Reviewed by Martha Artyomenko
About the Book:
Eleven-year-old Kate Whitby leads an invisible life, the youngest member of her odd family. They live in their historic small-town hotel, where she is an expert at keeping everyone’s secrets: her sister’s a thief, her great-grandmother isn’t as crazy as people think, her mother lives in the past, and her beloved grandfather might have killed his best friend.
Devoted to the people she loves—more than they have ever been to her—Kate vows to protect each one.
Charlie Fuse has lived on the streets since his alcoholic father threw him out. When Charlie’s powerful street family tests his loyalty by demanding that he kill the son of a rival gang leader, he refuses.

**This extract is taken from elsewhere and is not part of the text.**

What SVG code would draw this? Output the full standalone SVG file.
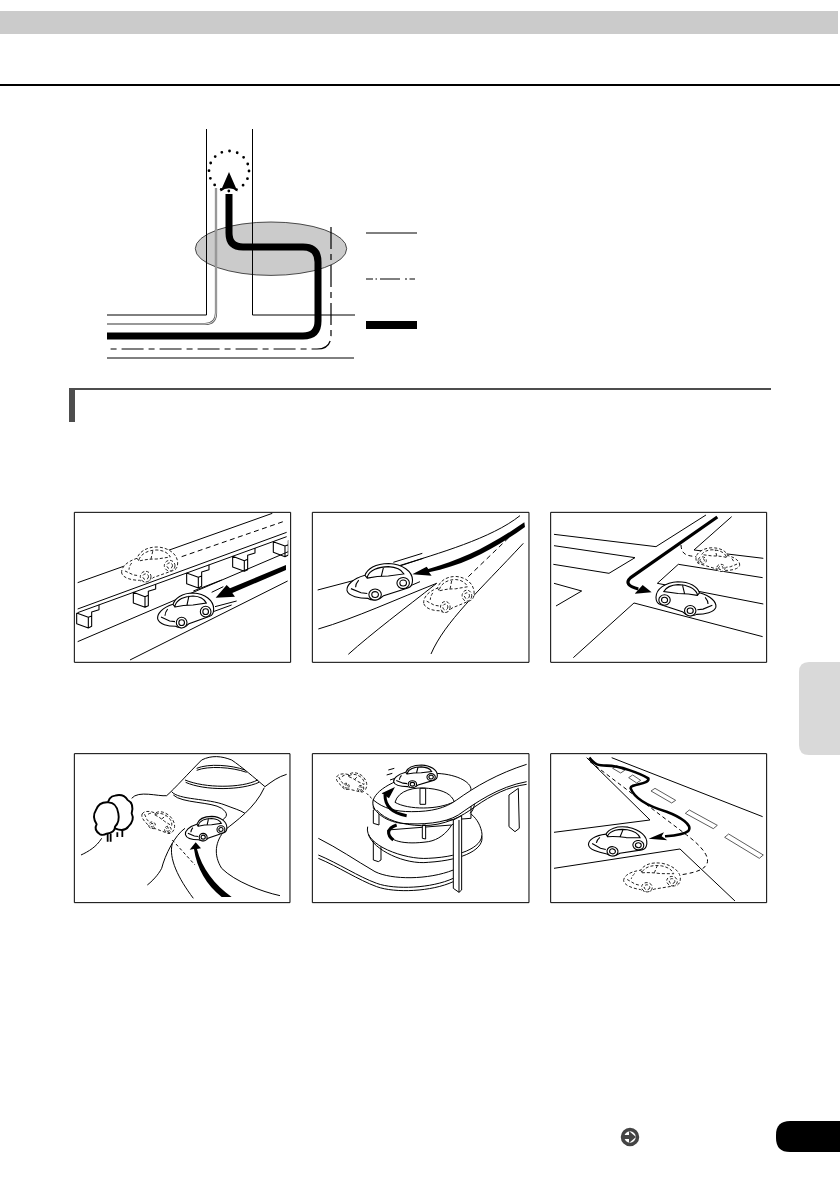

They frame him for the murder, forcing Charlie to run.
When Kate finds Charlie injured and penniless, she hides him from his enemies and her uncharitable relatives, unaware that he has a connection to her family as old as the hotel itself.

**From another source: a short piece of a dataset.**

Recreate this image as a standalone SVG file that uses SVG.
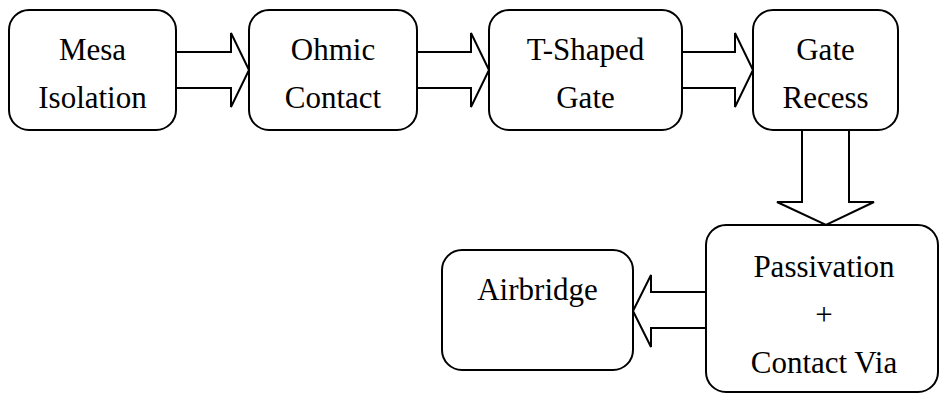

As most of Erin’s books are, this one has a flavor of the supernatural, without really having it in it. Homeless children, gangs, and a crazy bunch of people running a hotel didn’t seem to have much in common until near the end.

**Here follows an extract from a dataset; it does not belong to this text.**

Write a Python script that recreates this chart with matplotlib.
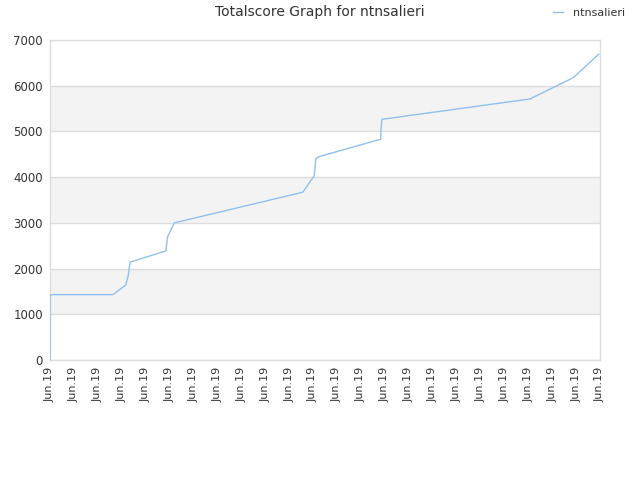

Kate was cute. She was unique and I loved her perspective on things. The rest of the characters, I had a harder time relating to, especially in the way they were written out. But the clear word pictures drew me in. I loved the secret passageways, the grandmother among others that were woven throughout.
Overall, this story is about how sometimes parents can neglect their children while taking care of them. They don’t realize how much they are neglecting them at times, in the busy part of life. That is what I took away from it. I need to spend time actually listening to my children as well.